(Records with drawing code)
________________

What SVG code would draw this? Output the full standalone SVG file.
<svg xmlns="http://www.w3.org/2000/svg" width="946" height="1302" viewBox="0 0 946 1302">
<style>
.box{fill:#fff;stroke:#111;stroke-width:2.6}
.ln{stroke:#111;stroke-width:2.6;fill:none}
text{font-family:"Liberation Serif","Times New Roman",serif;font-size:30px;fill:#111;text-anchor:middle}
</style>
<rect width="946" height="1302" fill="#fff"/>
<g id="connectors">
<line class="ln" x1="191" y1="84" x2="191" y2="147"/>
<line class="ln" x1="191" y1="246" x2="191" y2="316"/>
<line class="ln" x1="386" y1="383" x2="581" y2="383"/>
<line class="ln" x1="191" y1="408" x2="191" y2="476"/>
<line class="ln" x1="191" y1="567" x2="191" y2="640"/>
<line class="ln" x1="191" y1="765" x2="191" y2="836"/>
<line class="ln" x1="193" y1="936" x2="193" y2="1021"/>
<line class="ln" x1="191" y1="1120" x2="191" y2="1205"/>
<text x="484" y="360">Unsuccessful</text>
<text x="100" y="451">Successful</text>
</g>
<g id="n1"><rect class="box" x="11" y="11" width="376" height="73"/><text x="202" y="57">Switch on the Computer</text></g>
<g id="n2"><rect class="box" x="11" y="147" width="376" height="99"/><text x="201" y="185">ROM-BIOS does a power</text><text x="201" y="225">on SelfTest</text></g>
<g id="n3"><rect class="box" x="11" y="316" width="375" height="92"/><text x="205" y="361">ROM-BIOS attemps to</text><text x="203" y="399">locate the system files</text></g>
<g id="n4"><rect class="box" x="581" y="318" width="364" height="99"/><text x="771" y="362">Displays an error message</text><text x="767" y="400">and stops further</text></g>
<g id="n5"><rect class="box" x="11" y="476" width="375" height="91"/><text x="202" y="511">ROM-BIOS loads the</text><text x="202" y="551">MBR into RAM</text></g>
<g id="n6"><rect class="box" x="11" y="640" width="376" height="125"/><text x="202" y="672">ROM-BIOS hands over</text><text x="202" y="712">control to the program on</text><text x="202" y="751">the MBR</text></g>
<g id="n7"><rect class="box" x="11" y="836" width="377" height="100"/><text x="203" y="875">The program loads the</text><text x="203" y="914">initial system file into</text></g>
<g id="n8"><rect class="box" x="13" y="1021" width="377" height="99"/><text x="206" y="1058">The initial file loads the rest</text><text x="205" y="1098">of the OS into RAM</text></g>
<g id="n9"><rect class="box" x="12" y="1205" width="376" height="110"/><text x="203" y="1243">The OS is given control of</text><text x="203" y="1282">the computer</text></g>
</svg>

________________

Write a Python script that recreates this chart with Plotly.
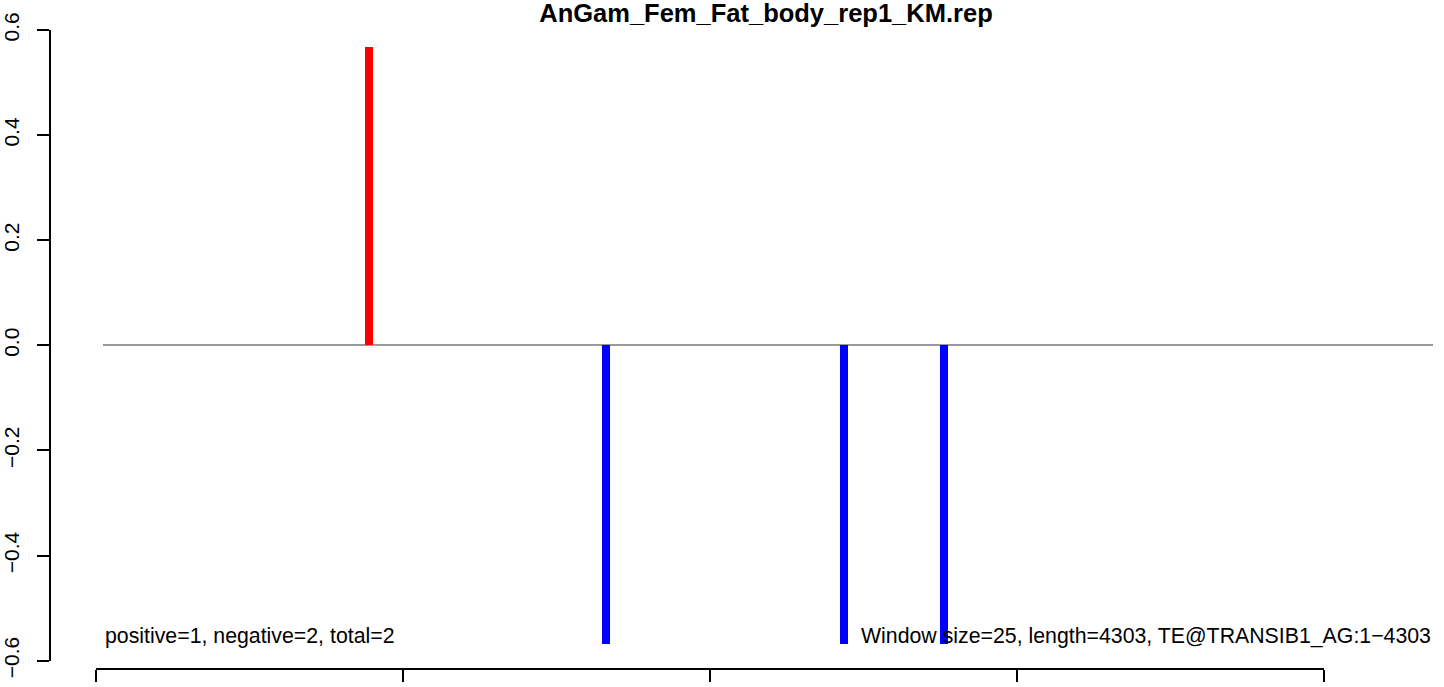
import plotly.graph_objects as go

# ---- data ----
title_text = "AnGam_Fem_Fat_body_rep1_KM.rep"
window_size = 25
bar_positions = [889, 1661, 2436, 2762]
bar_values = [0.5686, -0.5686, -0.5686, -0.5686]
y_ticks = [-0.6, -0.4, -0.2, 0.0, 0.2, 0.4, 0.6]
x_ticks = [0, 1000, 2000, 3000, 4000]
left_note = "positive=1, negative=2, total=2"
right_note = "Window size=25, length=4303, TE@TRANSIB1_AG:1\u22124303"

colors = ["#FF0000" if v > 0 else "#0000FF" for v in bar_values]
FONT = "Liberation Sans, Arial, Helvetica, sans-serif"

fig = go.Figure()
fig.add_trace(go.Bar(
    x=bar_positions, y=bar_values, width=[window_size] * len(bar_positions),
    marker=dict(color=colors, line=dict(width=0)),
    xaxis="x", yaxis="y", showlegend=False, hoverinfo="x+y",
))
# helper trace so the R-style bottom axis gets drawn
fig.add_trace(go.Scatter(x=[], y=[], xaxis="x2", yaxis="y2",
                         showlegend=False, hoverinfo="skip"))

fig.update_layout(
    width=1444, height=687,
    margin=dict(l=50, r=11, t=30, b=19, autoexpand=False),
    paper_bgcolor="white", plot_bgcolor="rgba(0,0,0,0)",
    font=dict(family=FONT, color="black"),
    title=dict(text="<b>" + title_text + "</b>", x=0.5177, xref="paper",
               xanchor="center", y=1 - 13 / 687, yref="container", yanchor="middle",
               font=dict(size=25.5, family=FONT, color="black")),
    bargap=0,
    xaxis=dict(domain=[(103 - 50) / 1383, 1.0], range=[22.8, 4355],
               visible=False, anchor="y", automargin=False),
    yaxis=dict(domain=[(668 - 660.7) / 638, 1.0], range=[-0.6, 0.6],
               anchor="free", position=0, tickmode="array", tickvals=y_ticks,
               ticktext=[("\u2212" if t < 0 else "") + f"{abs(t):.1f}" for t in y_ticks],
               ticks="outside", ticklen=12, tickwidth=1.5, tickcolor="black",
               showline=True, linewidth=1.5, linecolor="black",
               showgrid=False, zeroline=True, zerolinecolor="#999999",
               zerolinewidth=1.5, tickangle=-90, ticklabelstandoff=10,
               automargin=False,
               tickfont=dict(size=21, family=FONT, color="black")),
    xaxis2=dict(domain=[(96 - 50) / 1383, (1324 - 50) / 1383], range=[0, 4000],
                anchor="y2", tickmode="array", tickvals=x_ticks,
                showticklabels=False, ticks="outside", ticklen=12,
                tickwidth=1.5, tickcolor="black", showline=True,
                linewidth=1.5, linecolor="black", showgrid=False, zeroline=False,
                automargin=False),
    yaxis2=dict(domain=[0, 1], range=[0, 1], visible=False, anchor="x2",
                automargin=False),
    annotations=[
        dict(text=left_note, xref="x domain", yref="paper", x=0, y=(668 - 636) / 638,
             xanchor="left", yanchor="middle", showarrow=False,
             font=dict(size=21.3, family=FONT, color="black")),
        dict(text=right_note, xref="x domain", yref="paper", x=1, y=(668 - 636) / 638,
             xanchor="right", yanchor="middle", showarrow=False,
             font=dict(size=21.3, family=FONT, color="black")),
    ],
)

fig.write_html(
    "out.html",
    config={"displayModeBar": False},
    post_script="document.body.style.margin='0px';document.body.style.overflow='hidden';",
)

________________

# [Aim of the exercise]
Give back exactly the lines from the one containing "Write a Python" to the one containing "import plotly.graph_objects as go", both included, and no pictures.

# [Answer to this exercise]
Write a Python script that recreates this chart with Plotly.
import plotly.graph_objects as go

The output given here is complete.